_REQUEST_
Print word for word the first line of the listing below and every line after it, through the line with "24.2, 25.3, 26]". Leave out the pictures and the rest.

_DATA BLOCK_
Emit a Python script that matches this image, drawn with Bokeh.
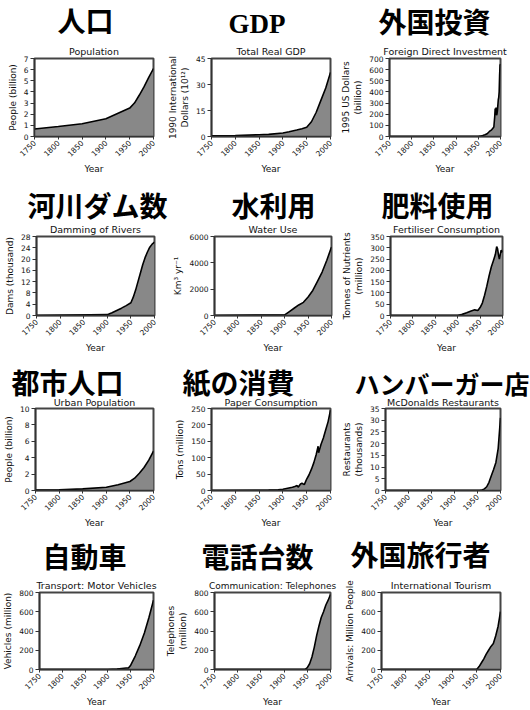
import math
from bokeh.plotting import figure
from bokeh.layouts import column, row
from bokeh.models import Range1d, FixedTicker, Title
from bokeh.embed import file_html
from bokeh.resources import INLINE

# ---------------- data ----------------
year_ticks = [1750, 1800, 1850, 1900, 1950, 2000]

pop_years = [1750, 1800, 1850, 1900, 1950, 1960, 1970, 1980, 1990, 2000]
pop_values = [0.68, 0.9, 1.15, 1.6, 2.55, 3.0, 3.7, 4.45, 5.3, 6.1]

gdp_years = [1750, 1800, 1850, 1870, 1900, 1913, 1929, 1940, 1950, 1960, 1970, 1980, 1990, 2000]
gdp_values = [0.4, 0.6, 1.0, 1.2, 2.0, 2.7, 3.7, 4.5, 5.3, 8.5, 14, 21, 28, 37]

fdi_years = [1750, 1950, 1955, 1960, 1965, 1970, 1975, 1980, 1982, 1985, 1987, 1988, 1989, 1990,
             1991, 1992, 1993, 1995, 1996, 1997, 1998, 1999, 2000]
fdi_values = [0, 0, 3, 8, 15, 25, 45, 60, 70, 85, 180, 250, 230, 260,
              190, 200, 230, 330, 350, 400, 550, 640, 650]

dam_years = [1750, 1900, 1910, 1920, 1930, 1940, 1950, 1955, 1960, 1965, 1970, 1975, 1980,
             1985, 1990, 1995, 2000]
dam_values = [0, 0.3, 1.0, 1.8, 2.6, 3.5, 4.5, 6.5, 9, 12, 15, 18, 20.5, 22.5, 24.2, 25.3, 26]

water_years = [1750, 1900, 1910, 1920, 1930, 1940, 1950, 1960, 1970, 1980, 1990, 2000]
water_values = [0, 50, 300, 550, 800, 1000, 1400, 1900, 2600, 3300, 4200, 5200]

fert_years = [1750, 1900, 1910, 1920, 1930, 1938, 1945, 1950, 1955, 1960, 1965, 1970, 1975,
              1980, 1984, 1987, 1989, 1991, 1993, 1995, 1997, 2000]
fert_values = [0, 0, 5, 12, 20, 25, 22, 35, 55, 90, 130, 175, 215,
               245, 270, 305, 295, 270, 250, 270, 290, 280]

urban_years = [1750, 1800, 1850, 1900, 1925, 1950, 1960, 1970, 1980, 1990, 2000]
urban_values = [0.05, 0.1, 0.2, 0.4, 0.7, 1.1, 1.5, 2.1, 2.8, 3.7, 4.8]

paper_years = [1750, 1850, 1870, 1890, 1900, 1910, 1920, 1925, 1930, 1932, 1937, 1940, 1945,
               1950, 1955, 1960, 1965, 1970, 1974, 1975, 1980, 1985, 1990, 1995, 2000]
paper_values = [0, 0.5, 1, 2, 4, 7, 10, 12, 15, 10, 20, 22, 18,
                35, 48, 65, 85, 110, 135, 115, 140, 160, 185, 210, 245]

mcd_years = [1750, 1955, 1960, 1965, 1970, 1975, 1980, 1985, 1990, 1995, 2000]
mcd_values = [0, 0, 0.2, 0.7, 1.6, 3.5, 6.3, 9, 12, 18, 31]

veh_years = [1750, 1900, 1920, 1930, 1940, 1945, 1950, 1960, 1970, 1980, 1990, 2000]
veh_values = [0, 0, 5, 10, 15, 15, 45, 140, 250, 380, 540, 720]

tel_years = [1750, 1945, 1950, 1955, 1960, 1965, 1970, 1975, 1980, 1985, 1990, 1995, 2000]
tel_values = [0, 0, 20, 60, 130, 230, 350, 450, 540, 600, 670, 720, 780]

tour_years = [1750, 1950, 1955, 1960, 1965, 1970, 1975, 1980, 1985, 1990, 1995, 2000]
tour_values = [0, 0, 30, 70, 110, 160, 200, 240, 270, 350, 450, 600]

jp_titles = ["人口", "GDP", "外国投資",
             "河川ダム数", "水利用", "肥料使用",
             "都市人口", "紙の消費", "ハンバーガー店",
             "自動車", "電話台数", "外国旅行者"]
en_titles = ["Population", "Total Real GDP", "Foreign Direct Investment",
             "Damming of Rivers", "Water Use", "Fertiliser Consumption",
             "Urban Population", "Paper Consumption", "McDonalds Restaurants",
             "Transport: Motor Vehicles", "Communication: Telephones", "International Tourism"]
y_labels = ["People (billion)", "1990 International\nDollars (10¹²)", "1995 US Dollars\n(billion)",
            "Dams (thousand)", "Km³ yr⁻¹", "Tonnes of Nutrients\n(million)",
            "People (billion)", "Tons (million)", "Restaurants\n(thousands)",
            "Vehicles (million)", "Telephones\n(million)", "Arrivals: Million People"]
y_max = [7, 45, 700, 28, 6000, 350, 10, 250, 35, 800, 800, 800]
y_step = [1, 15, 100, 4, 2000, 50, 2, 50, 5, 200, 200, 200]

series = [(pop_years, pop_values), (gdp_years, gdp_values), (fdi_years, fdi_values),
          (dam_years, dam_values), (water_years, water_values), (fert_years, fert_values),
          (urban_years, urban_values), (paper_years, paper_values), (mcd_years, mcd_values),
          (veh_years, veh_values), (tel_years, tel_values), (tour_years, tour_values)]

# ---------------- layout / style ----------------
cell_w = [[163, 175, 192], [170, 169, 191], [163, 175, 192], [163, 175, 192]]
cell_left = [[34, 48, 43], [36, 42, 43], [34, 48, 43], [34, 48, 43]]
frame_w = [[119, 119, 119], [118, 119, 120], [119, 119, 119], [119, 119, 119]]
row_h = [180, 180, 175, 175]
row_top = [57, 56, 48, 57]
row_bottom = [44, 45, 45, 38]
en_standoff = [2.5, 2.5, 0.5, 3.5]
jp_standoff = [9, 7, 7, -5, -5, -5, -10, -10, -9, 4, 5, 7]
jp_offset = [23, 17, -11, -9, 17, -9, -24, -29, -31, 3, -13, -31]
jp_size = ["28px"] * 12
jp_size[8] = "25px"
en_size = ["9.5px"] * 12
en_size[10] = "9px"

EN_FONT = "DejaVu Sans"
JP_FONT = "Liberation Sans, Noto Sans CJK JP"
TXT = "#111111"


def make_panel(i):
    r, c = divmod(i, 3)
    xs, ys = series[i]
    w = cell_w[r][c]
    left = cell_left[r][c]
    right = w - left - frame_w[r][c]
    p = figure(width=w, height=row_h[r],
               x_range=Range1d(1750, 2000), y_range=Range1d(0, y_max[i]),
               output_backend="svg", toolbar_location=None, title=None,
               min_border_left=left, min_border_right=right,
               min_border_top=row_top[r], min_border_bottom=row_bottom[r])
    en = Title(text=en_titles[i], text_font=EN_FONT, text_font_size=en_size[i],
               text_font_style="normal", text_color=TXT, align="center",
               standoff=en_standoff[r])
    p.add_layout(en, "above")
    if jp_titles[i] == "GDP":
        jfont, jsize = "Liberation Serif", "27px"
    else:
        jfont, jsize = JP_FONT, jp_size[i]
    jp = Title(text=jp_titles[i], text_font=jfont, text_font_size=jsize,
               text_font_style="bold", text_color="black", align="left",
               offset=jp_offset[i], standoff=jp_standoff[i])
    p.add_layout(jp, "above")

    p.varea(x=xs, y1=0, y2=ys, fill_color="#888888")
    p.line(xs, ys, line_color="black", line_width=1.6)

    p.xgrid.visible = False
    p.ygrid.visible = False
    p.outline_line_color = "#444444"
    p.outline_line_width = 2
    p.background_fill_color = "white"
    p.border_fill_color = "white"

    p.xaxis.ticker = FixedTicker(ticks=year_ticks)
    p.yaxis.ticker = FixedTicker(ticks=list(range(0, y_max[i] + 1, y_step[i])))
    for ax in (p.xaxis[0], p.yaxis[0]):
        ax.axis_line_color = "#333333"
        ax.axis_line_width = 1.5
        ax.major_tick_line_color = "#333333"
        ax.major_tick_in = 0
        ax.minor_tick_line_color = None
        ax.major_label_text_font = EN_FONT
        ax.major_label_text_font_size = "7.5px"
        ax.major_label_text_color = TXT
        ax.axis_label_text_font = EN_FONT
        ax.axis_label_text_font_size = "9px"
        ax.axis_label_text_font_style = "normal"
        ax.axis_label_text_color = TXT
    p.xaxis.major_tick_out = 3
    p.yaxis.major_tick_out = 4
    p.xaxis.major_label_orientation = math.pi / 4
    p.xaxis.major_label_standoff = 2
    p.yaxis.major_label_standoff = 2
    p.xaxis.axis_label = "Year"
    p.xaxis.axis_label_standoff = 2
    p.yaxis.axis_label = y_labels[i]
    p.yaxis.axis_label_standoff = 3
    return p


panels = [make_panel(i) for i in range(12)]
layout = column(*[row(*panels[r * 3:(r + 1) * 3]) for r in range(4)])

open("out.html", "w").write(file_html(layout, INLINE))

_RESULT OF THE EXERCISE_
Emit a Python script that matches this image, drawn with Bokeh.
import math
from bokeh.plotting import figure
from bokeh.layouts import column, row
from bokeh.models import Range1d, FixedTicker, Title
from bokeh.embed import file_html
from bokeh.resources import INLINE

# ---------------- data ----------------
year_ticks = [1750, 1800, 1850, 1900, 1950, 2000]

pop_years = [1750, 1800, 1850, 1900, 1950, 1960, 1970, 1980, 1990, 2000]
pop_values = [0.68, 0.9, 1.15, 1.6, 2.55, 3.0, 3.7, 4.45, 5.3, 6.1]

gdp_years = [1750, 1800, 1850, 1870, 1900, 1913, 1929, 1940, 1950, 1960, 1970, 1980, 1990, 2000]
gdp_values = [0.4, 0.6, 1.0, 1.2, 2.0, 2.7, 3.7, 4.5, 5.3, 8.5, 14, 21, 28, 37]

fdi_years = [1750, 1950, 1955, 1960, 1965, 1970, 1975, 1980, 1982, 1985, 1987, 1988, 1989, 1990,
             1991, 1992, 1993, 1995, 1996, 1997, 1998, 1999, 2000]
fdi_values = [0, 0, 3, 8, 15, 25, 45, 60, 70, 85, 180, 250, 230, 260,
              190, 200, 230, 330, 350, 400, 550, 640, 650]

dam_years = [1750, 1900, 1910, 1920, 1930, 1940, 1950, 1955, 1960, 1965, 1970, 1975, 1980,
             1985, 1990, 1995, 2000]
dam_values = [0, 0.3, 1.0, 1.8, 2.6, 3.5, 4.5, 6.5, 9, 12, 15, 18, 20.5, 22.5, 24.2, 25.3, 26]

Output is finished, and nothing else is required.